- **What is required**:
Copy exactly the lines from the beginning of the data down to and including the line holding "import * as", without any pictures.
------------------------------------------------------------
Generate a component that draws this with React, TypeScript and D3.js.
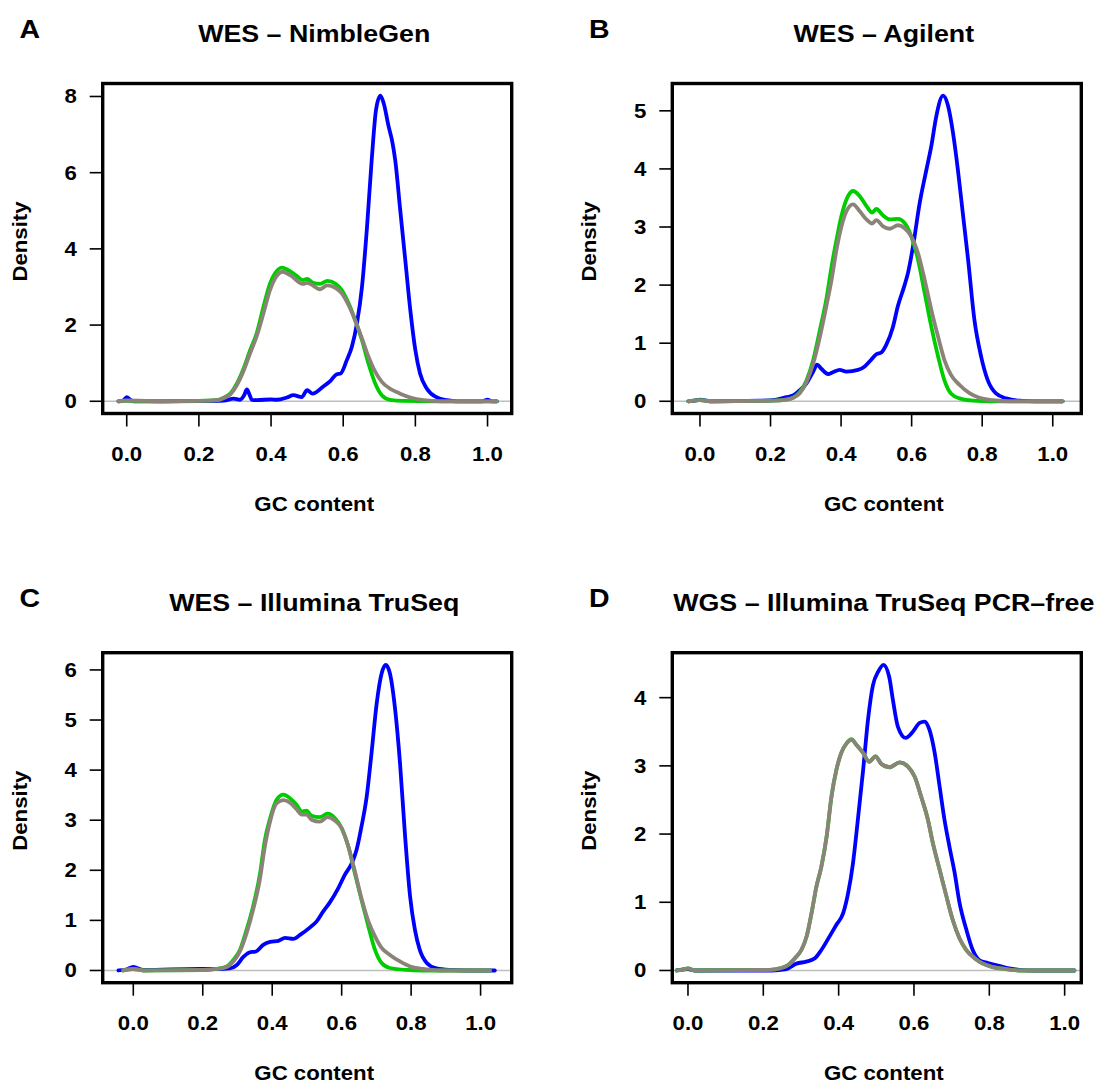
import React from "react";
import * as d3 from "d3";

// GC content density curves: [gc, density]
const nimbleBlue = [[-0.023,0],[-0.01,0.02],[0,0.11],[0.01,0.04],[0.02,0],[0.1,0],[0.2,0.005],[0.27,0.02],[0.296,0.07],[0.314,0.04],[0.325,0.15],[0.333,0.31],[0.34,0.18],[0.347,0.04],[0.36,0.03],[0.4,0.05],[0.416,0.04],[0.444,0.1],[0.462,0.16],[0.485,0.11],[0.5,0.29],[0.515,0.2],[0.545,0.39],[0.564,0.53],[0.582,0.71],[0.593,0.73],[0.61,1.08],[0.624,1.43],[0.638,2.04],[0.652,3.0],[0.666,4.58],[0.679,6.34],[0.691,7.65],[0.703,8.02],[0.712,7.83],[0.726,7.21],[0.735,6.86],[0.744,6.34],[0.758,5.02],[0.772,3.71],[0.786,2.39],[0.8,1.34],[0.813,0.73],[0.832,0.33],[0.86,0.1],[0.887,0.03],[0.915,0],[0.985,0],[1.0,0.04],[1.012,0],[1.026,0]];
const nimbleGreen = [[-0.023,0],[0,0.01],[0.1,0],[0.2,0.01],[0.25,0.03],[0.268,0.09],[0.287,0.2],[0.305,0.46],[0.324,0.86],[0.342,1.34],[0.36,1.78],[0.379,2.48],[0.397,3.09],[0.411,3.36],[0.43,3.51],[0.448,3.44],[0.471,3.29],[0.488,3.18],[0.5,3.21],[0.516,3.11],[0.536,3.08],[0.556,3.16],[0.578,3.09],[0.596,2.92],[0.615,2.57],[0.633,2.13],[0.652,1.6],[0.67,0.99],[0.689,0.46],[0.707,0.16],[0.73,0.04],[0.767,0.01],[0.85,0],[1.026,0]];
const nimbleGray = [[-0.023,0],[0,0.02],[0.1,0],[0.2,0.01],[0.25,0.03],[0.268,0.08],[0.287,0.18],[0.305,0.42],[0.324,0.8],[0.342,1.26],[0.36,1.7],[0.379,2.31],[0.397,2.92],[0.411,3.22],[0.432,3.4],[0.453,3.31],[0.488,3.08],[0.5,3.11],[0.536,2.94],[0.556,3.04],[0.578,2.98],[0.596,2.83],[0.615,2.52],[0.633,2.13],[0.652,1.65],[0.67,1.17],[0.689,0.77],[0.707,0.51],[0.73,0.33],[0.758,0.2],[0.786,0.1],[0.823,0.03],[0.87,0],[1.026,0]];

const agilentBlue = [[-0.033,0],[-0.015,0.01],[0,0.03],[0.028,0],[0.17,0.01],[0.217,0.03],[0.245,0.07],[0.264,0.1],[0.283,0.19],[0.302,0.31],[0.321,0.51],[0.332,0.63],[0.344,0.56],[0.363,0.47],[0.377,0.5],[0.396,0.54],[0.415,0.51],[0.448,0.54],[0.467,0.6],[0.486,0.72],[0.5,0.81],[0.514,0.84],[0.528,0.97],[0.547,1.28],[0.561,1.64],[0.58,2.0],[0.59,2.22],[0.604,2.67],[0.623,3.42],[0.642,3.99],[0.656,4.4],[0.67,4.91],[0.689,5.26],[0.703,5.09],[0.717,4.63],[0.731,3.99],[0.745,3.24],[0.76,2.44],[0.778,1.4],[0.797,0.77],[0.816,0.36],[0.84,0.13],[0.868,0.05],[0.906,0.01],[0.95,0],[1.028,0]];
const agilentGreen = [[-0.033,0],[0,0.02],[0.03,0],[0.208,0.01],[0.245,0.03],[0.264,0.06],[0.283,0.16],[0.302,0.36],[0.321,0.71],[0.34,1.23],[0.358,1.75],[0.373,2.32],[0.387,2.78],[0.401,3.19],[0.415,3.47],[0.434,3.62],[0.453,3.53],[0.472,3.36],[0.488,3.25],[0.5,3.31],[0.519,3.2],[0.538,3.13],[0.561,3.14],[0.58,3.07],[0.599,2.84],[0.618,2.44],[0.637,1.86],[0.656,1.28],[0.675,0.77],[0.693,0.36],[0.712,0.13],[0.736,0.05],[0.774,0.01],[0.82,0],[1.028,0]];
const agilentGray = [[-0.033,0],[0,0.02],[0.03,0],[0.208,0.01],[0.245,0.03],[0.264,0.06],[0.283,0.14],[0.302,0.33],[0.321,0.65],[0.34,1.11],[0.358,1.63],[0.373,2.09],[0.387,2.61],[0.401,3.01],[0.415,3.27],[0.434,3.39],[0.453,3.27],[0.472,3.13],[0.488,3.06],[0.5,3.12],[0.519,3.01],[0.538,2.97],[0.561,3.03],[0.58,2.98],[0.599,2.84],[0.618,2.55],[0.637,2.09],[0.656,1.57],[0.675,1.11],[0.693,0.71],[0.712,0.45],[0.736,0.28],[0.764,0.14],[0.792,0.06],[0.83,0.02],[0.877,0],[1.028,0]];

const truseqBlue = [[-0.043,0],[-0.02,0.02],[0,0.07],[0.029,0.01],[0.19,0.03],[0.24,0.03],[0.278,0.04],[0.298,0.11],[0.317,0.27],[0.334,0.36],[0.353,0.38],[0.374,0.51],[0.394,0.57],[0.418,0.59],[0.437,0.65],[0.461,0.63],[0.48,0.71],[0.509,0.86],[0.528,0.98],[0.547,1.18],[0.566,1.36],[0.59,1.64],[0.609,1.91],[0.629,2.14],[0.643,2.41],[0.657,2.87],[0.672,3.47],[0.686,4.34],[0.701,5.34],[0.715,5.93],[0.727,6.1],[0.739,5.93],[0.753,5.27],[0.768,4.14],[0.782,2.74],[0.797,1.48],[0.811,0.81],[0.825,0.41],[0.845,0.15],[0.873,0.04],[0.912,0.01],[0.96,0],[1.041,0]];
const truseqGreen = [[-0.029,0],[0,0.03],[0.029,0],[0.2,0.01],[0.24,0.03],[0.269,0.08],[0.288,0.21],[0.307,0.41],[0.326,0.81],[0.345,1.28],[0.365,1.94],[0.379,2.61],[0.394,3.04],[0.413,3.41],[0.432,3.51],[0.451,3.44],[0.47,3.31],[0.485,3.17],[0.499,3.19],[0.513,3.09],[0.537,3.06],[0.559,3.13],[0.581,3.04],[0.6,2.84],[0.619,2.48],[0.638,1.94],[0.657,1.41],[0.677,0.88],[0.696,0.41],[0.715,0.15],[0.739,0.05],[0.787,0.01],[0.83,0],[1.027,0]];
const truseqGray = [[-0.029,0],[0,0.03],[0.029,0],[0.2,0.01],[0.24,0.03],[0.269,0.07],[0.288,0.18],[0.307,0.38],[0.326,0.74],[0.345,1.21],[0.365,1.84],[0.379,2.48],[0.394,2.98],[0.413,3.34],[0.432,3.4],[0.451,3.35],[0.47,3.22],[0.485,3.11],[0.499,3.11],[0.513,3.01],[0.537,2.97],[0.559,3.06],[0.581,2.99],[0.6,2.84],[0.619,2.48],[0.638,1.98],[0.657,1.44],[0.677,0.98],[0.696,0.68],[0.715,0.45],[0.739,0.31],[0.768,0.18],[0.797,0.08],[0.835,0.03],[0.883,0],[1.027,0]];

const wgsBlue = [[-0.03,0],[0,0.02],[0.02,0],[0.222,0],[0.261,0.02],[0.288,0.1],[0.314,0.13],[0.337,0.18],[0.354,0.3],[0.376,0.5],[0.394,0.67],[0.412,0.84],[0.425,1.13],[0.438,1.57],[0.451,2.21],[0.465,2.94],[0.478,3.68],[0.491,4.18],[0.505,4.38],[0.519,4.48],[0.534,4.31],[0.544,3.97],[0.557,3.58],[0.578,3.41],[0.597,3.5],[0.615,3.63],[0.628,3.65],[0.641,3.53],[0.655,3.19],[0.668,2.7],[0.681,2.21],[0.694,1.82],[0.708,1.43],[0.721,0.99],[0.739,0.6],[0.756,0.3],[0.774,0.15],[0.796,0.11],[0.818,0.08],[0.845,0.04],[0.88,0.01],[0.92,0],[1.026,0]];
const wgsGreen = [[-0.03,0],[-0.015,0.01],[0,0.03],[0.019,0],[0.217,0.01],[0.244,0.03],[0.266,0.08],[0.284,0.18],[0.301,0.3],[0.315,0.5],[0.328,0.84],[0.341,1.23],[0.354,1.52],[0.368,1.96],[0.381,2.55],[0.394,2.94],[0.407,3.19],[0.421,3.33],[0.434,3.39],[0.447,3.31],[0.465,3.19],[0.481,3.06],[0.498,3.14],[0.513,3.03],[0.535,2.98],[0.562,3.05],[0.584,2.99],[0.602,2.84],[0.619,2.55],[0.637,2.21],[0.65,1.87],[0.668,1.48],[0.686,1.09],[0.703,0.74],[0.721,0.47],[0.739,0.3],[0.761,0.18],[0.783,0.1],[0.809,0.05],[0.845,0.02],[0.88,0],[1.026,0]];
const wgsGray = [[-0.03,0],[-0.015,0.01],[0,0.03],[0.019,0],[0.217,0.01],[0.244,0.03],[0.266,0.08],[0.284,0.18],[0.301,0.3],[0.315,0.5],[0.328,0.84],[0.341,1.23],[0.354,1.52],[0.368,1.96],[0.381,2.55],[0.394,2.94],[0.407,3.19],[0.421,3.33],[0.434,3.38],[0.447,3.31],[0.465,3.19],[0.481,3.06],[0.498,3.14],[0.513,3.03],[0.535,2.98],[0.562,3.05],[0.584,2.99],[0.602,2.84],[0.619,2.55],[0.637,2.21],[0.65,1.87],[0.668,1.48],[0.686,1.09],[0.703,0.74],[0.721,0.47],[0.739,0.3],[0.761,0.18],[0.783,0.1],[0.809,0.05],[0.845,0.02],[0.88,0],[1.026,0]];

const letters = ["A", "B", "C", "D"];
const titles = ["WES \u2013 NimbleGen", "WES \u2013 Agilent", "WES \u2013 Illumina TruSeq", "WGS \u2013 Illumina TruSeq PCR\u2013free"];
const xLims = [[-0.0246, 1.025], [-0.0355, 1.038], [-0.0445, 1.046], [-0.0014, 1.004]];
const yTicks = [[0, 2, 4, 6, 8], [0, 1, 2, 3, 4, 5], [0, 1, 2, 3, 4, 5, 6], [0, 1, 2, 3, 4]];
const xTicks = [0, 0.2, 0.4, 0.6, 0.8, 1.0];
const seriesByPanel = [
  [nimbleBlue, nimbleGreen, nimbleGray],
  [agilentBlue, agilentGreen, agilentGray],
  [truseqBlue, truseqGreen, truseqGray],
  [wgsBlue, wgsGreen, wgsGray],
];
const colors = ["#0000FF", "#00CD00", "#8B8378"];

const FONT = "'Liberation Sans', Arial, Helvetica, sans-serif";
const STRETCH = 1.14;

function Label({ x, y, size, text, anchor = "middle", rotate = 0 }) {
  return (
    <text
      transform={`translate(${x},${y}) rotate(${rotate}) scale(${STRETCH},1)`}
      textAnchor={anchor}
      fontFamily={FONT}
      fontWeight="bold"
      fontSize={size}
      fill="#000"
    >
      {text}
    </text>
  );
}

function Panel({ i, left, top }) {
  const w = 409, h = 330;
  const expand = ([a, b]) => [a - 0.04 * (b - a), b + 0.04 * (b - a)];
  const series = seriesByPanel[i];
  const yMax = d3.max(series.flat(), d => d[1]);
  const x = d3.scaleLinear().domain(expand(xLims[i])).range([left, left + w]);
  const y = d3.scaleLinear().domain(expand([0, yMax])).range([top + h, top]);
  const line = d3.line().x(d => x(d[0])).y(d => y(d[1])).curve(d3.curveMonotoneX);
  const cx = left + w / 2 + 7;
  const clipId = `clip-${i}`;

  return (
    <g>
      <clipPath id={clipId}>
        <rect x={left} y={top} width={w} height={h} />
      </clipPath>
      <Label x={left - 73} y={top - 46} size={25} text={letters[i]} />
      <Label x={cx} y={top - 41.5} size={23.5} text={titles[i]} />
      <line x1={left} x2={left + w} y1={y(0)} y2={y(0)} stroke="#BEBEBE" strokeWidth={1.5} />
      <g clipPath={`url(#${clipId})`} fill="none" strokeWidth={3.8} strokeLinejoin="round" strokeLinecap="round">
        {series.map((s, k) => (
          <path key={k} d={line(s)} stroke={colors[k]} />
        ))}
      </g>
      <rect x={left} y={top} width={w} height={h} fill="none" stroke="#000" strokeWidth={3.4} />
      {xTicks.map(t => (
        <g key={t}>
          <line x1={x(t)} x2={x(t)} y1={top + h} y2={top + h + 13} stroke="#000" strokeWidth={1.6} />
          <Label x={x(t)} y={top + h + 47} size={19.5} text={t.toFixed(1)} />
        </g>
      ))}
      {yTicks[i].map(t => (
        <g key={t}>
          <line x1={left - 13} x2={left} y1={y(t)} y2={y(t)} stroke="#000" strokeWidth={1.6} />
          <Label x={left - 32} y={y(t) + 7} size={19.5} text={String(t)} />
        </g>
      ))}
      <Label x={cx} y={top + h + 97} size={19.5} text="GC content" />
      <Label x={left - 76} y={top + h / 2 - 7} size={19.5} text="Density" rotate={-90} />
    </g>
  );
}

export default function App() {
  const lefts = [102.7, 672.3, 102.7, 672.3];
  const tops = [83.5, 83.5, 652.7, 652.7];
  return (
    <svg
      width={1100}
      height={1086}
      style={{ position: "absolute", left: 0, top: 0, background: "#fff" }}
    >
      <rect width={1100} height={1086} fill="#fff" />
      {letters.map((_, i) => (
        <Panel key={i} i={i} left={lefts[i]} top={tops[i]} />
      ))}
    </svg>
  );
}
------------------------------------------------------------
- **Correct result**:
Generate a component that draws this with React, TypeScript and D3.js.
import React from "react";
import * as d3 from "d3";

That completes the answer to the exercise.